Out, out, damn'd. . . .
Looks like it didn't end with MacBeth: the 7th Earl (and 25th Thane) of Cawdor has just been handed an eviction notice from a Scottish judge. The Earl and his stepmother are feuding over the family's 14th-century castle.
Talking rot
Frederick Crews takes aim at fashionable literary theory:
The essays that the graduating BAs would submit with their applications were often brilliant. After five or six years of PhD work, the same people would write incomprehensible crap. Where did they learn it? They learned it from us.
November 11, 2002
The eleventh hour of the eleventh day of the eleventh month
It is now 84 years since the guns fell silent that morning on the Western Front. How many witnesses remain? They were my grandparents' generation, as real to me as my grandparents themselves. It is strange to think that the First World War will be as remote to my children as the American Civil War is to me.

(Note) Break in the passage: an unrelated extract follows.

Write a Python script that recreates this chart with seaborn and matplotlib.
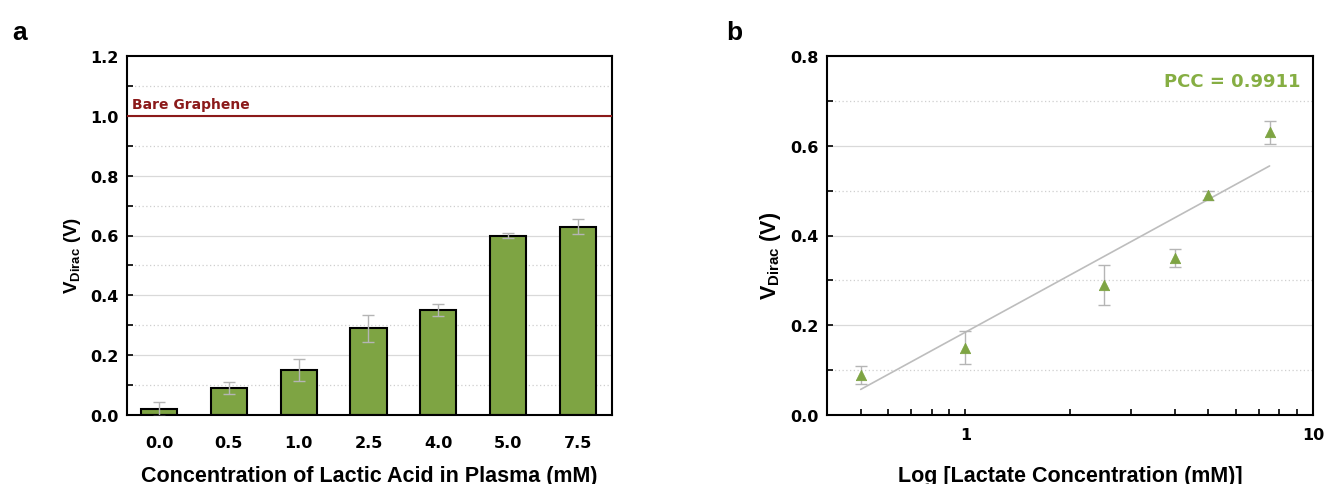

When I was a boy we took a family trip through France. It was the summer of 1967. You travel around Europe nowadays and you still see seats on buses and trains reserved for the casualties of war, but back then those seats were really needed. Elderly amputees were as ubiquitous as the war memorials at the center of every village and town. We visited the Normandy beaches and the vast military cemeteries, the great ossuary of Verdun, the destroyed town of Fleury, where the woods were fenced off with signs warning of unexploded munitions beyond. In many cities there were still empty, rubble-strewn lots, 22 years on.
Pretty much everything in Europe has been rebuilt now, excepting the odd gutted monument left alone as a memorial (but even some of them are now being reconstructed, the time for remembrance apparently having run its course). In Flanders the land has been replanted and is once again under the plow; preservation of battlefields that were sacred soil a generation ago is now a rearguard action, fought largely by foreign veterans' groups.
I wonder what my grandmother would think. She lost her beloved brother on the Western Front, yet was never one to favor the dead over the living. Those of us who were born later need our reminders, however. When my children are a bit older, I too will take them to France, and to Flanders fields.
Nautical archeology notes
Here are a few interesting odds and ends:
- An old water mill in southern England was built using timbers from the USS Chesapeake, captured off Boston in 1813; the timbers still bear the marks of shot and shell.
- Graves of Nelson's men from Battle of the Nile recently unearthed in Egypt.
- After 270 years, Robert Drury's fantastic tale of shipwreck, enslavement, and escape turns out to be fact, not fiction. Was it really written up by Defoe? Will there now be a movie?
- Recent research indicates that there may be as many as 59 wrecked galleons off the coasts of Panama.
- Diving in the harbor of Alexandria, amidst the wreckage of the fabled lighthouse.
- Poole Harbor is the oldest in Britain: two large jetties believed to have been Roman have been found to date to c. 250 BC instead.
- Underwater treasure hunt in Bavaria after Nazi gold found in alpine lake.
November 10, 2002
IRA fundraising in the USA going strong
Hard to believe, but Gerry Adams has just been making the rounds once again -- in New York City and New Jersey, no less.